The market is smitten with today’s blockbuster Canadian jobs report but it looks like it has gotten ahead of itself.

The probability of a BOC rate hike at the June 5 meeting in the OIS market is up to 29% compared to 15% yesterday. The probability rises to 43% at the July 17 meting (32% prior) and 55% by the Sept 5 decision (44% prior) .

The June 5 decision is just over 3 weeks away and the Bank of Canada is not prone to surprises, especially when there are so many questions about Europe, growth in the United States and a potential slowdown in China.

Jobs data is backward looking and not that surprising since many people were talking about how unusually soft the numbers appeared early in the year.

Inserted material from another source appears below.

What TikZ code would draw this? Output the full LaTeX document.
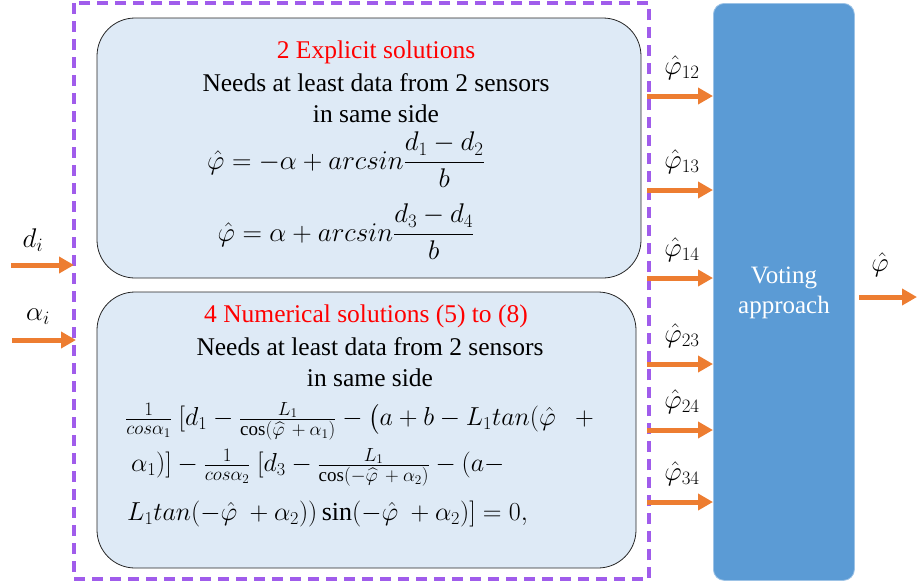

The Canadian economy is just about the farthest thing from self-contained on the planet . It’s essentially a proxy for:

  1. Commodity prices
  2. US growth
  3. Worldwide growth

Those three things are tied together and the Bank of Canada won’t hike unless it feels confident about external growth. Granted, Carney has been jawboning about a housing bubble but he made it clear that the BOC won’t hike and hurt the rest of the economy just to keep a lid on house prices.

Canada is a solid economic harbor at the moment but it’s not an island and the same goes for CAD. There is room for relative outperformance against a similar economy like Australia but if Europe, the US or China take a turn for the worse, the loonie will tumble as the BOC heads to the sidelines.